RECORD EXTRACTS:

════════

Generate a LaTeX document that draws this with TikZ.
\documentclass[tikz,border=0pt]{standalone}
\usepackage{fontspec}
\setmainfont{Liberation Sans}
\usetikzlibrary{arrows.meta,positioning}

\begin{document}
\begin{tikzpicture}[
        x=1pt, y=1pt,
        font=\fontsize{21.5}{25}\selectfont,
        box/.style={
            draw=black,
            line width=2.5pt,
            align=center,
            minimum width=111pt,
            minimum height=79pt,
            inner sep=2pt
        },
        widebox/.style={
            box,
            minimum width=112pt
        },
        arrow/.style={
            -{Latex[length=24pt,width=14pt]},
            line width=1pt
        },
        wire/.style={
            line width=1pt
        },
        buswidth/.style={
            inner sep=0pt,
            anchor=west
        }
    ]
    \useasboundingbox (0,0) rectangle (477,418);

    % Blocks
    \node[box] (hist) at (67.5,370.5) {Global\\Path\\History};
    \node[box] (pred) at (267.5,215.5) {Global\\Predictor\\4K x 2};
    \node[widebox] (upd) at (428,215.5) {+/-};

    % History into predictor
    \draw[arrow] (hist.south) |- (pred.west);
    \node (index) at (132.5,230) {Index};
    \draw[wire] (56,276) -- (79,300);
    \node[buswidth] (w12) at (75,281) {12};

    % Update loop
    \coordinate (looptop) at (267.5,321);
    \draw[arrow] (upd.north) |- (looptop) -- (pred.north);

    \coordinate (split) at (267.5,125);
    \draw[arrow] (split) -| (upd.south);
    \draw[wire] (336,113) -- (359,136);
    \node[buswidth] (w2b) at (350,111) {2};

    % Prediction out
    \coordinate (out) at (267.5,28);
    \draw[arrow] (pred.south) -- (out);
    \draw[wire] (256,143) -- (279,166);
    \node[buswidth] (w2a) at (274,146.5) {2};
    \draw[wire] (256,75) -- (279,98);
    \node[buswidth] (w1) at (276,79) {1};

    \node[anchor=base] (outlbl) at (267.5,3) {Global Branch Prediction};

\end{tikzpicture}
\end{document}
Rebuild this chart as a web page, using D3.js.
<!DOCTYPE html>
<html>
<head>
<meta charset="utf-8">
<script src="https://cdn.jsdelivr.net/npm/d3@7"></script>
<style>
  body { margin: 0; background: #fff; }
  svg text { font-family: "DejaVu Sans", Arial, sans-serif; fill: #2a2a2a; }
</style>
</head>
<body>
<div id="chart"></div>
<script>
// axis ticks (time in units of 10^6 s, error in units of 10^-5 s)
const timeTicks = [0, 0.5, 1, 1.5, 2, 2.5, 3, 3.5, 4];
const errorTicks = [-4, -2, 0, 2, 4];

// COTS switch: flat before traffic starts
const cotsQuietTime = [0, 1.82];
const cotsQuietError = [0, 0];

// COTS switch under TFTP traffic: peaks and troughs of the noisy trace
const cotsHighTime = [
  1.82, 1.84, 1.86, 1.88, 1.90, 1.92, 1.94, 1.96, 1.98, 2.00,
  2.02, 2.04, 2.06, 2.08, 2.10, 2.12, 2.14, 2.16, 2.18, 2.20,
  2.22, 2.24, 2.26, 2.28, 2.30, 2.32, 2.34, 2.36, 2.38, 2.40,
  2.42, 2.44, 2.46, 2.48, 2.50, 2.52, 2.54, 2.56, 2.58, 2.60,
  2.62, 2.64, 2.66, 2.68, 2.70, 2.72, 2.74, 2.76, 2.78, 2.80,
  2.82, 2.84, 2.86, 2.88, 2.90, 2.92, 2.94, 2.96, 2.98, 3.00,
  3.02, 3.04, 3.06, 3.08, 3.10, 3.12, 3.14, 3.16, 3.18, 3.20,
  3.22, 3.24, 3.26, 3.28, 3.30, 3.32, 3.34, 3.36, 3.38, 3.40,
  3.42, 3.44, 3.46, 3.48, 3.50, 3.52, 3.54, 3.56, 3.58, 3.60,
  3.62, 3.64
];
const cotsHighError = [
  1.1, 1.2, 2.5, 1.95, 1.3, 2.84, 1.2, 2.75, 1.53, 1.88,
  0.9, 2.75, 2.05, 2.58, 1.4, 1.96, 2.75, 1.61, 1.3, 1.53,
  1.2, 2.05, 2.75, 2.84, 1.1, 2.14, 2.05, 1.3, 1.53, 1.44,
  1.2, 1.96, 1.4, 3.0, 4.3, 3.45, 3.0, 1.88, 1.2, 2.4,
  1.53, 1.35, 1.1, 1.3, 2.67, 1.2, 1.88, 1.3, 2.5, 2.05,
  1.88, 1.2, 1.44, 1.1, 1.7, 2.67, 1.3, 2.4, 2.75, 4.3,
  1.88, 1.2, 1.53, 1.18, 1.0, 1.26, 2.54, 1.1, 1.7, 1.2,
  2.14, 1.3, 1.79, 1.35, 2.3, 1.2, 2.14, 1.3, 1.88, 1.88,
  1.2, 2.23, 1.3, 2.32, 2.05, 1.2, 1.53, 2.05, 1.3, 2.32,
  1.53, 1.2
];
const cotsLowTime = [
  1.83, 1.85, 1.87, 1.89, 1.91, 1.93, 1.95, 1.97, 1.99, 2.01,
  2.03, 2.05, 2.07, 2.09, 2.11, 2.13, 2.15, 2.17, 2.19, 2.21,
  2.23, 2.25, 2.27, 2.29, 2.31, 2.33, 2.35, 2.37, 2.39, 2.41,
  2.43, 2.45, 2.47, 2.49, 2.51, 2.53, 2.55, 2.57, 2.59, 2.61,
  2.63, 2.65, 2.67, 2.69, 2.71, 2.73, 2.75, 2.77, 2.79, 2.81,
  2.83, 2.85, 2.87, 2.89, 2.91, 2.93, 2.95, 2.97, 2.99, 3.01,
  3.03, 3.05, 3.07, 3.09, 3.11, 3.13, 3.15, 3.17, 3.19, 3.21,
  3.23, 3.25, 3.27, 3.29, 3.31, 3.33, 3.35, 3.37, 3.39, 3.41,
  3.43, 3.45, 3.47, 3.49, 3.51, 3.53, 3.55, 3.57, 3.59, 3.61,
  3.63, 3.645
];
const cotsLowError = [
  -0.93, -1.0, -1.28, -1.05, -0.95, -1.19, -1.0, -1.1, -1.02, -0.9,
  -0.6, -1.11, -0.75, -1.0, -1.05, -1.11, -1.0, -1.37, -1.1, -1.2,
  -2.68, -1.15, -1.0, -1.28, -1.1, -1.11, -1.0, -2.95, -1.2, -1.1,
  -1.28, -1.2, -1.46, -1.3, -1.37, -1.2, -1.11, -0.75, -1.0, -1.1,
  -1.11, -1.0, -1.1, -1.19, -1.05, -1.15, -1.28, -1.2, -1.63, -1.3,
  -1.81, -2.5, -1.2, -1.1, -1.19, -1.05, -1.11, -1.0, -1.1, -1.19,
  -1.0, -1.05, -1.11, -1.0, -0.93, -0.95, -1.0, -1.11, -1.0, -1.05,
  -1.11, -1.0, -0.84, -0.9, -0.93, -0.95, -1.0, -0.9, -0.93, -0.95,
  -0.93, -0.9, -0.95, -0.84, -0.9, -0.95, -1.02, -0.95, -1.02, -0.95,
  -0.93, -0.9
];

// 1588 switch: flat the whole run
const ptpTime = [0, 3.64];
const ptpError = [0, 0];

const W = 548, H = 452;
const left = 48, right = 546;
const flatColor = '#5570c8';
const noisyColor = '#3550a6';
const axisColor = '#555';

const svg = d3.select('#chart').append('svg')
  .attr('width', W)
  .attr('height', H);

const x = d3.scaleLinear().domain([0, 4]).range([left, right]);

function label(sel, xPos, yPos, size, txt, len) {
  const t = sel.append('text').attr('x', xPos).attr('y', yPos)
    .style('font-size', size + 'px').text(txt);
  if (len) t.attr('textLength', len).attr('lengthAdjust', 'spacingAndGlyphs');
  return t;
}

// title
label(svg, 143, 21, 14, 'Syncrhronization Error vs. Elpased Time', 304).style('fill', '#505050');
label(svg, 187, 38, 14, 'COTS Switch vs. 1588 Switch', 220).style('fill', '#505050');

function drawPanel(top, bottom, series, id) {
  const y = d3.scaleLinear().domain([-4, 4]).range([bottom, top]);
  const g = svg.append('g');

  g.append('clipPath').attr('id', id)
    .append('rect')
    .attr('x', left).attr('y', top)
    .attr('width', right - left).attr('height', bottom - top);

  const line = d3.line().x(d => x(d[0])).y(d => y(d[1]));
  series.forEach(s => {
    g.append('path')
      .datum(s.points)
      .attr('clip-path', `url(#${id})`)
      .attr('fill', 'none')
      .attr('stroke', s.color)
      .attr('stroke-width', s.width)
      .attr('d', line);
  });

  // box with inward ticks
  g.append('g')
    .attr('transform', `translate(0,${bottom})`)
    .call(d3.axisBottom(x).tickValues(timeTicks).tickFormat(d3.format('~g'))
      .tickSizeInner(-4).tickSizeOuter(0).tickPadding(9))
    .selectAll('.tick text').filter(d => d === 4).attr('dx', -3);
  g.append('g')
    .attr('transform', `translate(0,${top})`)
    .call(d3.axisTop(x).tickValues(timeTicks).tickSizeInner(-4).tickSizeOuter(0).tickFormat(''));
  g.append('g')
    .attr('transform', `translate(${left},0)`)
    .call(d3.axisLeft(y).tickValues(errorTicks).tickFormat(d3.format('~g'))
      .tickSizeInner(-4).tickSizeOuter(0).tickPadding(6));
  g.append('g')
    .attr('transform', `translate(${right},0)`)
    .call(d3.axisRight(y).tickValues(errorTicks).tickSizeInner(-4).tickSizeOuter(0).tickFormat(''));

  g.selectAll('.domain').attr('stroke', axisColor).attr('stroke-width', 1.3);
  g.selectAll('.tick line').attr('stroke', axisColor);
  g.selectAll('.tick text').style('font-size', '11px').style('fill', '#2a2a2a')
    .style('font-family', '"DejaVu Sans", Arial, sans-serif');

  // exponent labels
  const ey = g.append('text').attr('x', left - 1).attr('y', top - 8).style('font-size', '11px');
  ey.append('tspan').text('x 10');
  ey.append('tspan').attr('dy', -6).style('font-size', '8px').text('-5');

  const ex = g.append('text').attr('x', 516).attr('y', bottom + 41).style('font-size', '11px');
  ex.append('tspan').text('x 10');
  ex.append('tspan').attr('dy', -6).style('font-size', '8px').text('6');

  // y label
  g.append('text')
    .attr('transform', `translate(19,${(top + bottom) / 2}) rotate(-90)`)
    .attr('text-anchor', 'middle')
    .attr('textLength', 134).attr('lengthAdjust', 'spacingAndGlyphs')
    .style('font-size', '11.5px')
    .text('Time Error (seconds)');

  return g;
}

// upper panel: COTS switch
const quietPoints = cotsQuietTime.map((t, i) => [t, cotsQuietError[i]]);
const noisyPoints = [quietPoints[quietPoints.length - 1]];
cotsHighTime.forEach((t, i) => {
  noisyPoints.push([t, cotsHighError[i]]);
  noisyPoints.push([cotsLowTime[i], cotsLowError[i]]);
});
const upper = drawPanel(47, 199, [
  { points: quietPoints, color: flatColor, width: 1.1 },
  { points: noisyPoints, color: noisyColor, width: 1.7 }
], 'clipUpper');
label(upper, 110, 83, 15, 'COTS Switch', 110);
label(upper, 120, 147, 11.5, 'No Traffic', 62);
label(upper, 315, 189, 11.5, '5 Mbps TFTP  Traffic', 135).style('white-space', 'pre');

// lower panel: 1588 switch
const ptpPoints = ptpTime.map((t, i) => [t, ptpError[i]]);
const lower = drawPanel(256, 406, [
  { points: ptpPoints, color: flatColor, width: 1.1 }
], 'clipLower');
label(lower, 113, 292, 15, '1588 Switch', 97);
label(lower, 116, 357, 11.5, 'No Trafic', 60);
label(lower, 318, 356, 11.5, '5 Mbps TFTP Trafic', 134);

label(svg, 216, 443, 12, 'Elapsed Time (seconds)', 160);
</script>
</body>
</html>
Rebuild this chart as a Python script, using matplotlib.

════════

INSTRUCTIONS TO FOLLOW: Everything from the first line above through the line that contains "(w1) at (276,79)" should be duplicated exactly, please, and nothing beyond it.

SOLUTION:
Generate a LaTeX document that draws this with TikZ.
\documentclass[tikz,border=0pt]{standalone}
\usepackage{fontspec}
\setmainfont{Liberation Sans}
\usetikzlibrary{arrows.meta,positioning}

\begin{document}
\begin{tikzpicture}[
        x=1pt, y=1pt,
        font=\fontsize{21.5}{25}\selectfont,
        box/.style={
            draw=black,
            line width=2.5pt,
            align=center,
            minimum width=111pt,
            minimum height=79pt,
            inner sep=2pt
        },
        widebox/.style={
            box,
            minimum width=112pt
        },
        arrow/.style={
            -{Latex[length=24pt,width=14pt]},
            line width=1pt
        },
        wire/.style={
            line width=1pt
        },
        buswidth/.style={
            inner sep=0pt,
            anchor=west
        }
    ]
    \useasboundingbox (0,0) rectangle (477,418);

    % Blocks
    \node[box] (hist) at (67.5,370.5) {Global\\Path\\History};
    \node[box] (pred) at (267.5,215.5) {Global\\Predictor\\4K x 2};
    \node[widebox] (upd) at (428,215.5) {+/-};

    % History into predictor
    \draw[arrow] (hist.south) |- (pred.west);
    \node (index) at (132.5,230) {Index};
    \draw[wire] (56,276) -- (79,300);
    \node[buswidth] (w12) at (75,281) {12};

    % Update loop
    \coordinate (looptop) at (267.5,321);
    \draw[arrow] (upd.north) |- (looptop) -- (pred.north);

    \coordinate (split) at (267.5,125);
    \draw[arrow] (split) -| (upd.south);
    \draw[wire] (336,113) -- (359,136);
    \node[buswidth] (w2b) at (350,111) {2};

    % Prediction out
    \coordinate (out) at (267.5,28);
    \draw[arrow] (pred.south) -- (out);
    \draw[wire] (256,143) -- (279,166);
    \node[buswidth] (w2a) at (274,146.5) {2};
    \draw[wire] (256,75) -- (279,98);
    \node[buswidth] (w1) at (276,79) {1};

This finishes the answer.